A more thorough investigation in 2002 discredited key evidence. Then a man serving a prison sentence for other violent crimes confessed. His DNA matched that from the crime.
Richardson and his four friends—Antron McCray, Yusef Salaam, Raymond Santana and Korey Wise—were exonerated that year, filed a lawsuit, and received a $41 million settlement from New York City in 2014.
Working through pain
Richardson’s reconstituted faith, strong relationships and counseling helped him navigate his journey, as did a 2012 Ken Burns documentary on the case and working with Ava DuVernay, producer and director of the 2019 miniseries. Oprah Winfrey also helped by hosting a TV special on the case in which the five men spoke in depth about their experiences.
Watching the series and documentary in production and in their final format were wrenching but necessary for the men to process their trauma, Richardson said.
“Having that shared experience that nobody else can know about but us,” he said, “to be there together … and to be living, to be here talking to you all, it’s a blessing within itself.”
Taylor and Gayle asked about the larger implications of Richardson’s journey and expressed that his experience and the miniseries demonstrate that the oppression of the Black community has evolved into a flawed criminal justice system and mass incarceration.

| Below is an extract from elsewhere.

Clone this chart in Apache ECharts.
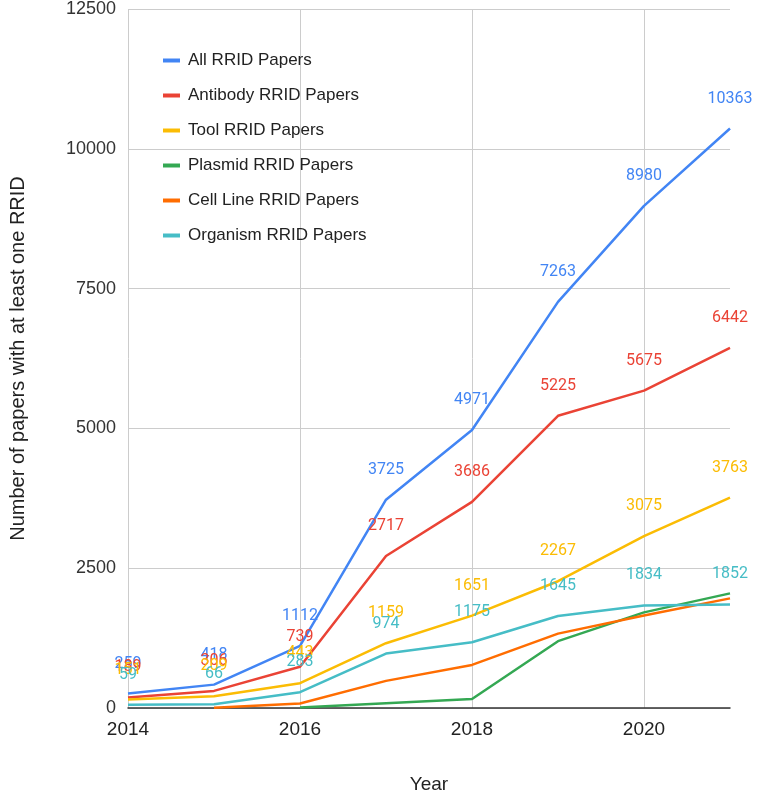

The miniseries also provided a vivid example of inter-generational trauma, Taylor said.
That observation resonated with Richardson, who noted that his mother received threatening phone calls, among other abuse, over the years.
“When I was in prison,” he said, “I was there physically doing the sentence, but my family did the sentence, as well, on the outside.”
The exchange led Gayle to ask what a just society looks like and what can be done to contribute to it. Richardson said not everyone needs to be an activist, but they should be active.
“You do have to be present,” Richardson said. “You do have to show up and show out, in a good way.”
More people of all races need to engage in reform and use their intellect to accomplish their objectives, he said. Also, more people of color need to participate and “occupy all spaces in every way. We need people in offices who know what we look like and know how we feel.”
As an example, he noted that one of the Exonerated Five, Salaam, is a candidate for the New York City Council.
In response to questions about how Black students at UChicago can stay grounded and connect with and support marginalized communities a few blocks from campus, Richardson said it’s important to “speak the truth and stay firm in what you believe in and be unapologetic about it. Do what you have to do... even if it changes people’s perception of you.
“You have to unmute the uncomfortable,” Richardson added. “So we can be heard; so we can be seen. We have to work harder to do that.”
He offered to return to the university to help achieve that support, an offer that drew applause.
Of his own advocacy work, Richardson said he’s optimistic but realistic. Injustices similar to what he endured continue.
“Having a platform from my experience gives me the strength to do it,” he said. “It’s all about resilience, perseverance, and things of that nature. What happened to us … woke up five sleeping giants. Now, we have the platform to make our ancestors proud, and that’s what we’re doing.”
Toward the end of the interview, audience members asked about the inaccurate perceptions of Black boys as much older, aggressive and dangerous than they are in reality.
Resolving that misrepresentation starts with instilling trust in young Black males, Richardson said, and includes bringing together people “from all different walks of life to understand each other.”
Asked what advice he would give 14-year-old Kevin Richardson, he paused.
“You will encounter hardships, but you must stay true to yourself,” Richardson said. “You’re going to go through some things where you might be vilified. You might be bamboozled. But stay true and one day you will reap the benefits of what you’ve been through.”